The accusations have triggered a post-electoral crisis and growing protests. On Wednesday two presidential candidates were injured after police fired rubber bullets to break up a protest. Two days later, a violent clash between government and opposition supporters led to the death of one protester, and another had the back of his head sliced opened with a machete.
A group of eight presidential candidates including second-place finisher Célestin has condemned the “brutality” of Haiti’s police force during the protests.
The candidates, as well as observers, have called for an independent five-member commission to verify the vote. Haiti’s nine-member Provisional Electoral Council (CEP), however, has rejected the request saying it lacks the power to form the commission. The crisis and the ensuring tensions have put at risk the scheduled Dec. 27 runoff with some opposition political parties calling for cancellation of the vote while others insist that a transition government is the only way out of the crisis.
Moments before Moise greeted the small crowd inside the Cultural Center’s gallery, representatives of former President Jean-Bertrand Aristide’s Fanmi Lavalas political party in Port-au-Prince were holding their own meeting with the press.

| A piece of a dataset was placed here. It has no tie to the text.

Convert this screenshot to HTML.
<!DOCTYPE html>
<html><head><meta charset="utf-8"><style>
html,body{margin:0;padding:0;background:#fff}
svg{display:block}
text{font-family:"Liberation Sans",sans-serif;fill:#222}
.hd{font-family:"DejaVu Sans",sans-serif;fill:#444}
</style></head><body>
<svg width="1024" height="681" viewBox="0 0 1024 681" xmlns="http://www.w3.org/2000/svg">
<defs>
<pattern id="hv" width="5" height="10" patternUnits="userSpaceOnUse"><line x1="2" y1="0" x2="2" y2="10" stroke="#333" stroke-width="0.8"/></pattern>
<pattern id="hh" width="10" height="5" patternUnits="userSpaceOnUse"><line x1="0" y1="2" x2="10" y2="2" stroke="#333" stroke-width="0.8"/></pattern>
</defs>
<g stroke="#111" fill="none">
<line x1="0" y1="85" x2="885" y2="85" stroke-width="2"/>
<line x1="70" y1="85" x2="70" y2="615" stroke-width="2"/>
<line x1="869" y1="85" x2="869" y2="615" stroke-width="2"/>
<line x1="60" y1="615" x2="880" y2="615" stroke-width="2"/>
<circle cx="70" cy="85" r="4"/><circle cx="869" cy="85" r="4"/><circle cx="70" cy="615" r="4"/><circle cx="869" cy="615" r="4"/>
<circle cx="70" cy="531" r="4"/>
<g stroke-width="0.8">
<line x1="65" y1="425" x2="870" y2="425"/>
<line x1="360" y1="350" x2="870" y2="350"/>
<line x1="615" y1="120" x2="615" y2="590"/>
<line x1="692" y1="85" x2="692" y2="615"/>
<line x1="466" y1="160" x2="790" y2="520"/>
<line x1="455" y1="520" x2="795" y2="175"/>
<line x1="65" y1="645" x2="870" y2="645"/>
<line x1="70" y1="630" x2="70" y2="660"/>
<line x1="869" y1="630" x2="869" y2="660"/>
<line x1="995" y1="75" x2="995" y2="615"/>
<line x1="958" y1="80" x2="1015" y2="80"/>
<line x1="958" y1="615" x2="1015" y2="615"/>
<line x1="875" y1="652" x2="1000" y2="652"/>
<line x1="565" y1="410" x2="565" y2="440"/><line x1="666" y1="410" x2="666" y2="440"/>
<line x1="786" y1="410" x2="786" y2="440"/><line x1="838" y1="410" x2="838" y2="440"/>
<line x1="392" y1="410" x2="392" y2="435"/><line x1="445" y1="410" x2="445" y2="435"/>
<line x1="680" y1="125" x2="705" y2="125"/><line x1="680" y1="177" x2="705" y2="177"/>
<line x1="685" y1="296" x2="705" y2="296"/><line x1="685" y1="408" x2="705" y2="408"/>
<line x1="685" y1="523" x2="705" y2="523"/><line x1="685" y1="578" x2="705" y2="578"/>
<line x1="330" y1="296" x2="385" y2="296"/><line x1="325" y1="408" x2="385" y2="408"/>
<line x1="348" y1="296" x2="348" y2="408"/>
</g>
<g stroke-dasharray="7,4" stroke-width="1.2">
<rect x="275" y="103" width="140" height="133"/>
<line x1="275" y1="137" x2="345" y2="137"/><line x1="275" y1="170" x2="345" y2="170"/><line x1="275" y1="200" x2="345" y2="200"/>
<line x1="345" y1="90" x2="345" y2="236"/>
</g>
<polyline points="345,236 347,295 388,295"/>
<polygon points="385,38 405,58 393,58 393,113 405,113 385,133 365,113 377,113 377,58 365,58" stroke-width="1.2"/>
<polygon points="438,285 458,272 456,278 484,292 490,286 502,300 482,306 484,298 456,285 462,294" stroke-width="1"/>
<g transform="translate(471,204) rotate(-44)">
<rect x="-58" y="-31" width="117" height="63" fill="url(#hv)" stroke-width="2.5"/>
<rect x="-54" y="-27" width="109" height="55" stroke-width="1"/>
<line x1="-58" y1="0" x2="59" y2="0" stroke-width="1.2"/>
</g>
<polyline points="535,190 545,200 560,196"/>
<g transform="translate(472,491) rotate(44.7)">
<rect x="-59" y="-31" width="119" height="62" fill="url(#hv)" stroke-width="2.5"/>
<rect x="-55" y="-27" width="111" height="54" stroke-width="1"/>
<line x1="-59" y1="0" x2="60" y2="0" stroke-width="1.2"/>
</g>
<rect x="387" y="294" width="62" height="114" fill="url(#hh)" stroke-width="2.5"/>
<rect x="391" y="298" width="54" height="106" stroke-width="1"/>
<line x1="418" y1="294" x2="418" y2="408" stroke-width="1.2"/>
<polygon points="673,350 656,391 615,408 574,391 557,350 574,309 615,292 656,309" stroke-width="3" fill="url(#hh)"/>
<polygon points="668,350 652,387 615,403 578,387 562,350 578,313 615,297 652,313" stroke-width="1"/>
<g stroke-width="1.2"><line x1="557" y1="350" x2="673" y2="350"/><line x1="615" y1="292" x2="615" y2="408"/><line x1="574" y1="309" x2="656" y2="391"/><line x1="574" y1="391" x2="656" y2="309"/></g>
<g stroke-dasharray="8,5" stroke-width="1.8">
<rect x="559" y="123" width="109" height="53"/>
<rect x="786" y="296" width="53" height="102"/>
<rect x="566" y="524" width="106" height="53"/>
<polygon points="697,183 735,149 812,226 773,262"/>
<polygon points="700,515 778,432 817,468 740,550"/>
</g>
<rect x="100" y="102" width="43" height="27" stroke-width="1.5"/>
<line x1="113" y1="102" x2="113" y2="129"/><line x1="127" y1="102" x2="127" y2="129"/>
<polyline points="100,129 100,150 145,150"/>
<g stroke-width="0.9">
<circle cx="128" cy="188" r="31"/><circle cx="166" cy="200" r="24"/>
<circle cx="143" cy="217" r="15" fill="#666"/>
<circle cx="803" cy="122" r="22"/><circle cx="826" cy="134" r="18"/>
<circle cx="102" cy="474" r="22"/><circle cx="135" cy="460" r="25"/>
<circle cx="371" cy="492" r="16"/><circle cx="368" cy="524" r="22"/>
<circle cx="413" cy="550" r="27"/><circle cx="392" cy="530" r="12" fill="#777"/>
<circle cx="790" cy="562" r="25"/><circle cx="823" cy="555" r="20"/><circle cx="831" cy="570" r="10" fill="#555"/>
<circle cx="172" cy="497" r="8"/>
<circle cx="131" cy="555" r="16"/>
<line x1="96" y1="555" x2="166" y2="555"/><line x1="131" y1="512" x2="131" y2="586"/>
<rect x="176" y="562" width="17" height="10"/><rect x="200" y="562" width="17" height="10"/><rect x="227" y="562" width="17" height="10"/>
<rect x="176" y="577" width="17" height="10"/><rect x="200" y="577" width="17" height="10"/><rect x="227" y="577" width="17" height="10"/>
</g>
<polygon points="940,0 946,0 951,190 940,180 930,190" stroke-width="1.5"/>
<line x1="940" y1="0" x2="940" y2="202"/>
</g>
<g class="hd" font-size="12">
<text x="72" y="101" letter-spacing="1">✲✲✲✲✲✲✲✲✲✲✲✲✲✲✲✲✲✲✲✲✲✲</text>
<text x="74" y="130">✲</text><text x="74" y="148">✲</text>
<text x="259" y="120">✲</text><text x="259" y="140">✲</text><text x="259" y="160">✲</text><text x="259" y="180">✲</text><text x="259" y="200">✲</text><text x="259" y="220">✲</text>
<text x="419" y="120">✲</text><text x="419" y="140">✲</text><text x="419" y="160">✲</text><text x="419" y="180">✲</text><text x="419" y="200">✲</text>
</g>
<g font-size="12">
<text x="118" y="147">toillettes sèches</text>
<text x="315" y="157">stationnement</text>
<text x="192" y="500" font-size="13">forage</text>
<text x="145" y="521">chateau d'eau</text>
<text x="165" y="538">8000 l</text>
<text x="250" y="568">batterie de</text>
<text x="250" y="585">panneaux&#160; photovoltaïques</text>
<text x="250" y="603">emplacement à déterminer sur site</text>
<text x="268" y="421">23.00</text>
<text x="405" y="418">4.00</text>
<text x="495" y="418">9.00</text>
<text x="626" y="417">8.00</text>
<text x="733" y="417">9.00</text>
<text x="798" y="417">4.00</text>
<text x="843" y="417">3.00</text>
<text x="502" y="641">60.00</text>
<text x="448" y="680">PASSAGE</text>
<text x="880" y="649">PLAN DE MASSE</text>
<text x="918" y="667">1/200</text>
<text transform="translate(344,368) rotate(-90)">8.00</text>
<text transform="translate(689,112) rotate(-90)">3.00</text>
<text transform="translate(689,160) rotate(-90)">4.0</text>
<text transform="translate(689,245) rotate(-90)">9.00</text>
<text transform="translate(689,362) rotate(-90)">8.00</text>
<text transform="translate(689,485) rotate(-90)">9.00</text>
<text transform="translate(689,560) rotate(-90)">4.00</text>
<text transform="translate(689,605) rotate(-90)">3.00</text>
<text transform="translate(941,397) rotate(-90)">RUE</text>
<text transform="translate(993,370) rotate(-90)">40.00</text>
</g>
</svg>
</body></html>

The party’s presidential candidate, Dr. Maryse Narcisse, is one of only two presidential candidates who has legally challenged the results. Last week, an electoral court gave her access to verify some of tally sheets at the Tabulation Center.
“They went through all of the departments and there was not a place where there wasn’t a violation of the electoral law,” Narcisse told the Herald. She noted that in some cases the votes surpassed the number of voters at a polling stations, tally sheets weren’t signed or the list of voters was missing.
While a legal team will ultimately decide the next steps, Narcisse said the party is asking “for sanctions to be taken against all institutions, including members of the CEP, who participated in this massive fraud.”
Moise’s visit came after a controversial stop in New York during which he was greeted with applause and protest by Haitians who accused him and his PHTK party of trying to steal the Oct. 25 vote. The Miami visit was much more low-key. Miami police, however, did thwart an attempt by a small group of Lavalas protesters who were told they could not demonstrate because they lacked a permit. Despite police insistence, one tried — singer and activist Farah Juste. She was briefly arrested and then released by police.
Seemingly not phased by the controversy, Moise sought to reassure the small crowd of the legitimacy of his candidacy and of his program to help Haiti. He also dismissed an exit poll by a Brazilian firm that placed him in fourth position and said the majority of Haitians surveyed believed there was fraud in the elections.
Moise said his only doubt about the election is whether once the final results are issued by the CEP, he would be declared the outright winner of the first round or head into a runoff.
“If there will be a second round, I am prepared to campaign to sell the same vision, the same program, the same project, which is to bring the soil, the rivers, the sun together to [develop] the country,” he said. “Jovenel Moise is a guy who will continue to do all that is good in all domain, but agriculture is our locomotive.”